The second objective is easier than the first. It may be easier to find any M1 and M2 that collide, than to find an M2 that collides with a specific M1.
The difference is "for a given message M1". In the 2nd requirement, you may choose both M1 and M2. For the 1st requirement, you are given M1 and must find M2.
Collision resistance implies second-preimage resistance, but second-preimage resistance does not imply collision resistance.
Some care is needed with the definitions. For any hash function, the adversary can compute a bunch of hashes, and those outputs obviously have known first preimages. And a hash function with a known collision has a known second preimage given one of the colliding inputs.
I’m disappointed that they didn’t discuss my favorite feature of BLAKE3: it’s a tree hash.

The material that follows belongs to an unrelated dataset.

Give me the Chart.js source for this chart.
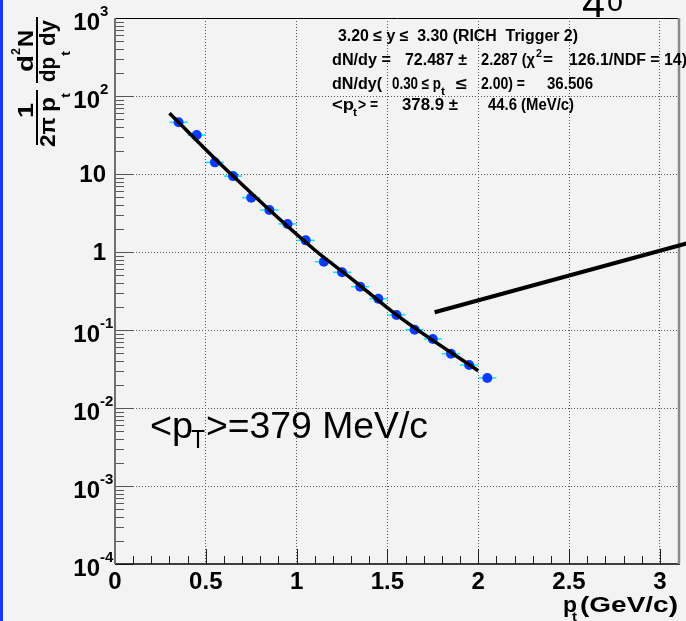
<!DOCTYPE html>
<html lang="en">
<head>
  <meta charset="UTF-8">
  <title>pt spectrum at 4 deg</title>
  <script src="https://cdn.jsdelivr.net/npm/chart.js"></script>
  <style>
    html, body {
      margin: 0;
      padding: 0;
      background-color: #f3f3f3;
    }
    #spectrum {
      display: block;
    }
  </style>
</head>
<body>
  <canvas id="spectrum" width="686" height="621"></canvas>

  <script>
    // measured invariant yields, bin centres in GeV/c
    const ptBins = [0.35, 0.45, 0.55, 0.65, 0.75, 0.85, 0.95, 1.05, 1.15, 1.25,
                    1.35, 1.45, 1.55, 1.65, 1.75, 1.85, 1.95, 2.05];
    const yields = [46, 31.6, 14.1, 9.4, 4.97, 3.45, 2.29, 1.41, 0.75, 0.549,
                    0.359, 0.252, 0.156, 0.101, 0.0767, 0.0497, 0.0356, 0.0243];
    const binHalfWidth = 0.05;

    // fit curve
    const fitPt  = [0.30, 0.65, 1.10, 1.30, 1.55, 2.00];
    const fitVal = [60, 9.4, 1.06, 0.46, 0.156, 0.030];

    // the pointer line from the slide
    const arrowPt  = [1.76, 3.15];
    const arrowVal = [0.169, 1.29];

    const xTickLabels = ['0', '0.5', '1', '1.5', '2', '2.5', '3'];
    const yDecades    = [1e-4, 1e-3, 1e-2, 1e-1, 1, 10, 100, 1000];
    const yTickLabels = [['10', '-4'], ['10', '-3'], ['10', '-2'], ['10', '-1'],
                         ['1', ''], ['10', ''], ['10', '2'], ['10', '3']];

    const FONT = '"Liberation Sans", Arial, sans-serif';

    function isDecade(v) {
      const l = Math.log10(v);
      return Math.abs(l - Math.round(l)) < 1e-6;
    }

    // draw text squeezed/stretched to a measured span
    function fitText(ctx, text, x0, x1, y, font) {
      ctx.font = font;
      const w = ctx.measureText(text).width;
      ctx.save();
      ctx.translate(x0, y);
      ctx.scale((x1 - x0) / w, 1);
      ctx.textAlign = 'left';
      ctx.textBaseline = 'alphabetic';
      ctx.fillText(text, 0, 0);
      ctx.restore();
    }

    const rootStyle = {
      id: 'rootStyle',
      beforeDraw(chart) {
        const ctx = chart.ctx;
        ctx.save();
        ctx.fillStyle = '#f3f3f3';
        ctx.fillRect(0, 0, chart.width, chart.height);
        ctx.fillStyle = '#1438ff';
        ctx.fillRect(0, 0, 3, chart.height);
        ctx.restore();
      },
      beforeDatasetsDraw(chart) {
        // horizontal bin-width bars
        const ctx = chart.ctx, xs = chart.scales.x, ys = chart.scales.y;
        ctx.save();
        ctx.strokeStyle = '#00e8ff';
        ctx.lineWidth = 1.5;
        ptBins.forEach((pt, i) => {
          const py = ys.getPixelForValue(yields[i]);
          ctx.beginPath();
          ctx.moveTo(xs.getPixelForValue(pt - binHalfWidth), py);
          ctx.lineTo(xs.getPixelForValue(pt + binHalfWidth), py);
          ctx.stroke();
        });
        ctx.restore();
      },
      afterDraw(chart) {
        const ctx = chart.ctx, xs = chart.scales.x, ys = chart.scales.y;
        const a = chart.chartArea;
        ctx.save();

        // inward tick marks
        ctx.strokeStyle = '#555';
        ctx.lineWidth = 1;
        ys.ticks.forEach(t => {
          const py = Math.round(ys.getPixelForValue(t.value)) + 0.5;
          const len = isDecade(t.value) ? 18 : 9;
          ctx.beginPath();
          ctx.moveTo(a.left, py);
          ctx.lineTo(a.left + len, py);
          ctx.stroke();
        });
        ctx.strokeStyle = '#222';
        xs.ticks.forEach((t, i) => {
          const px = Math.round(xs.getPixelForValue(t.value)) + 0.5;
          const len = i % 5 === 0 ? 15 : 8;
          ctx.beginPath();
          ctx.moveTo(px, a.bottom);
          ctx.lineTo(px, a.bottom - len);
          ctx.stroke();
        });

        // frame
        ctx.strokeStyle = '#000';
        ctx.lineWidth = 1;
        ctx.beginPath();
        ctx.moveTo(a.left, a.top + 0.5);
        ctx.lineTo(a.right + 2, a.top + 0.5);
        ctx.stroke();
        ctx.lineWidth = 1.5;
        ctx.beginPath();
        ctx.moveTo(a.left, a.bottom);
        ctx.lineTo(a.right + 2, a.bottom);
        ctx.stroke();
        ctx.strokeStyle = '#707070';
        ctx.lineWidth = 2;
        ctx.beginPath();
        ctx.moveTo(a.left, a.top);
        ctx.lineTo(a.left, a.bottom);
        ctx.stroke();
        ctx.strokeStyle = '#8a8a8a';
        ctx.lineWidth = 2.5;
        ctx.beginPath();
        ctx.moveTo(a.right + 1, a.top);
        ctx.lineTo(a.right + 1, a.bottom);
        ctx.stroke();

        // y tick labels with exponents
        ctx.fillStyle = '#000';
        ctx.textBaseline = 'middle';
        yDecades.forEach((v, i) => {
          const py = ys.getPixelForValue(v);
          const [base, sup] = yTickLabels[i];
          if (sup) {
            ctx.font = 'bold 24px ' + FONT;
            ctx.textAlign = 'right';
            ctx.fillText(base, 100, py + 5);
            ctx.font = 'bold 15px ' + FONT;
            ctx.textAlign = 'left';
            ctx.fillText(sup, 100, py - 6);
          } else {
            ctx.font = 'bold 24px ' + FONT;
            ctx.textAlign = 'right';
            ctx.fillText(base, 106, py + 1);
          }
        });

        // pointer line
        ctx.strokeStyle = '#000';
        ctx.lineWidth = 4;
        ctx.beginPath();
        ctx.moveTo(xs.getPixelForValue(arrowPt[0]), ys.getPixelForValue(arrowVal[0]));
        ctx.lineTo(xs.getPixelForValue(arrowPt[1]), ys.getPixelForValue(arrowVal[1]));
        ctx.stroke();

        // fit result box
        const b16 = 'bold 16px ' + FONT, b10 = 'bold 10px ' + FONT;
        fitText(ctx, '3.20 \u2264 y \u2264  3.30 (RICH  Trigger 2)', 338, 578, 41, b16);
        fitText(ctx, 'dN/dy =', 332, 391, 64.5, b16);
        fitText(ctx, '72.487 \u00b1', 405, 467, 64.5, b16);
        fitText(ctx, '2.287 (\u03c7', 481, 535, 64.5, b16);
        fitText(ctx, '2', 536, 542, 57, b10);
        fitText(ctx, '=', 543, 553, 64.5, b16);
        fitText(ctx, '126.1/NDF = 14)', 569, 687, 64.5, b16);
        fitText(ctx, 'dN/dy(', 332, 382, 88.5, b16);
        fitText(ctx, '0.30 \u2264 p', 392, 441, 88.5, b16);
        fitText(ctx, 't', 441, 445, 95, b10);
        fitText(ctx, '\u2264', 456, 467, 88.5, b16);
        fitText(ctx, '2.00) =', 481, 525, 88.5, b16);
        fitText(ctx, '36.506', 547, 593, 88.5, b16);
        fitText(ctx, '<p', 332, 354, 110, b16);
        fitText(ctx, 't', 353, 357, 116, b10);
        fitText(ctx, '> =', 358, 378, 110, b16);
        fitText(ctx, '378.9 \u00b1', 402, 458, 110, b16);
        fitText(ctx, '44.6 (MeV/c)', 488, 574, 110, b16);

        // mean pt note
        fitText(ctx, '<p', 150, 193, 438, '37px ' + FONT);
        fitText(ctx, 'T', 191, 205, 448, '26px ' + FONT);
        fitText(ctx, '>=379 MeV/c', 206, 428, 438, '37px ' + FONT);

        // clipped slide title
        fitText(ctx, '4', 582, 605, 17, '40px ' + FONT);
        fitText(ctx, 'o', 607, 623, 11, '32px ' + FONT);

        // x axis title
        const b22 = 'bold 22px ' + FONT;
        fitText(ctx, 'p', 563, 577, 612, b22);
        fitText(ctx, 't', 572, 577, 621, 'bold 13px ' + FONT);
        fitText(ctx, '(GeV/c)', 580, 678, 612, b22);

        // y axis title, rotated; local x = -imageY, local y = imageX
        ctx.save();
        ctx.rotate(-Math.PI / 2);
        fitText(ctx, '1', -118, -103, 33, b22);
        fitText(ctx, '2\u03c0', -147, -117, 55, b22);
        fitText(ctx, 'p', -112, -97, 55, b22);
        fitText(ctx, 't', -98, -93, 70, 'bold 13px ' + FONT);
        fitText(ctx, 'd', -72, -55, 33, b22);
        fitText(ctx, '2', -55, -48, 20, 'bold 13px ' + FONT);
        fitText(ctx, 'N', -47, -30, 33, b22);
        fitText(ctx, 'dp', -82, -57, 55, b22);
        fitText(ctx, 't', -56, -51, 70, 'bold 13px ' + FONT);
        fitText(ctx, 'dy', -46, -20, 55, b22);
        ctx.fillStyle = '#000';
        ctx.fillRect(-145, 36, 55, 2);
        ctx.fillRect(-83, 36, 66, 2);
        ctx.restore();

        ctx.restore();
      }
    };

    const ctx = document.getElementById('spectrum').getContext('2d');
    const spectrumChart = new Chart(ctx, {
      type: 'scatter',
      data: {
        datasets: [
          {
            label: 'fit',
            data: fitPt.map((x, i) => ({ x: x, y: fitVal[i] })),
            showLine: true,
            borderColor: '#000',
            borderWidth: 3.5,
            pointRadius: 0,
            cubicInterpolationMode: 'monotone',
            fill: false
          },
          {
            label: 'data',
            data: ptBins.map((x, i) => ({ x: x, y: yields[i] })),
            showLine: false,
            pointRadius: 5,
            pointHoverRadius: 5,
            pointBackgroundColor: '#0a3cff',
            pointBorderWidth: 0
          }
        ]
      },
      options: {
        responsive: false,
        animation: false,
        events: [],
        layout: { padding: { top: 18, right: 8, left: 0, bottom: 0 } },
        plugins: {
          legend: { display: false },
          tooltip: { enabled: false }
        },
        scales: {
          x: {
            type: 'linear',
            min: 0,
            max: 3.1,
            afterBuildTicks: s => {
              const t = [];
              for (let i = 0; i <= 30; i++) t.push({ value: i / 10 });
              s.ticks = t;
            },
            afterFit: s => { s.height = 57; },
            border: { display: false, dash: [1, 2] },
            grid: {
              drawTicks: false,
              lineWidth: 1,
              color: c => (c.tick && c.index % 5 === 0 && c.index > 0) ? '#555' : 'rgba(0,0,0,0)'
            },
            ticks: {
              autoSkip: false,
              maxRotation: 0,
              padding: 4,
              color: '#000',
              font: { family: FONT, size: 24, weight: 'bold' },
              callback: (v, i) => (i % 5 === 0 ? xTickLabels[i / 5] : '')
            }
          },
          y: {
            type: 'logarithmic',
            min: 1e-4,
            max: 1e3,
            afterBuildTicks: s => {
              const t = [];
              for (let e = -4; e <= 2; e++) {
                for (let k = 1; k <= 9; k++) t.push({ value: k * Math.pow(10, e) });
              }
              t.push({ value: 1e3 });
              s.ticks = t;
            },
            afterFit: s => { s.width = 115; },
            border: { display: false, dash: [1, 2] },
            grid: {
              drawTicks: false,
              lineWidth: 1,
              color: c => (c.tick && isDecade(c.tick.value) && c.tick.value > 1e-4 && c.tick.value < 1e3) ? '#555' : 'rgba(0,0,0,0)'
            },
            ticks: { display: false }
          }
        }
      },
      plugins: [rootStyle]
    });
  </script>
</body>
</html>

If you have a file and the BLAKE3 hash of that file, you can generate a proof that a portion of the file is correct. And you can take a file, split it into pieces (of known length and offset), hash them as you receive them, and then assemble them into the full file and efficiently calculate the full file’s hash. The other options cannot do this, although you could certainly build this on top of them.
Imagine how much better S3 would be if it used BLAKE3 instead of MD5. (Hah, S3 and its competitors don’t even manage to fully support MD5 for multipart uploads, although they could support BLAKE3 very well with multipart uploads!)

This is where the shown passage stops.